Leigh Barbier is a digital painter, creating other worlds for the special effects movie industry at Industrial Light and Magic. She has worked on such films as Star Wars, Episode one and two and more recently on Rango. Freelancing between gigs at ILM, she’s worked with San Francisco’s art/music legends The Residents, creating illustrations, sculpture, and masks for their stage performances. Barbier has also built dioramas for the California Academy of Sciences, and joined the all-girl team to make a giant baseball mitt for the Giants’ ballpark.
With such a resumé of alternate world-building, it’s no surprise that her own artwork creates a rich landscape called ‘Mushroomville’. Inspired by religious art, muralists of the Mexican Revolution, and lingering 60's Disney imagery, Barbier's enchanting yet sinister "Mushroomville" is an all-female community in a physically spare yet emotionally rich countryside, dotted with occasional log cabins, brick buildings, or hollowed trees for shelter. Each woman enters Mushroomville through her own personal portal, tailored to meet her psychological needs for escape or transformation. Their Mushroom is a metaphor for life’s duplicitous nature, symbolizing the core of their culture, and provides Barbier with a world in which to transform her own or the viewer’s emotions into physical form.

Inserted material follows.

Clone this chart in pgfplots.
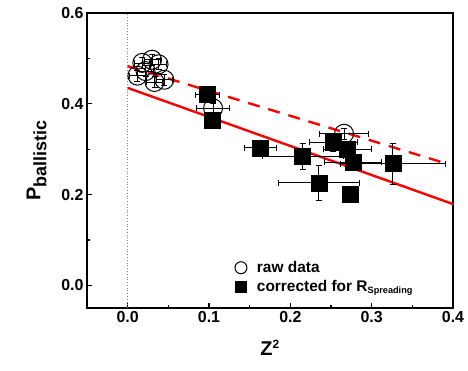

Leigh's work holds intense psychological subterfuge, as found in the work of Frida Kahlo or de Chirico, with figurative depictions reminiscent of Diego Rivera or Thomas Hart Benton. Her sculptural works combine a wise woman’s all-seeing eye, raw emotional metaphors, and the whimsy of Niki de Saint Phalle, Louise Bourgeois and Kiki Smith.
In "Biospheres" Barbier's one woman exhibit creates an environment in which living organisms exist. An environment capable of supporting life, the way humans create worlds within their imaginations...worlds capable of creating organisms of fictional narratives and emotional truth, born out of observation and memory.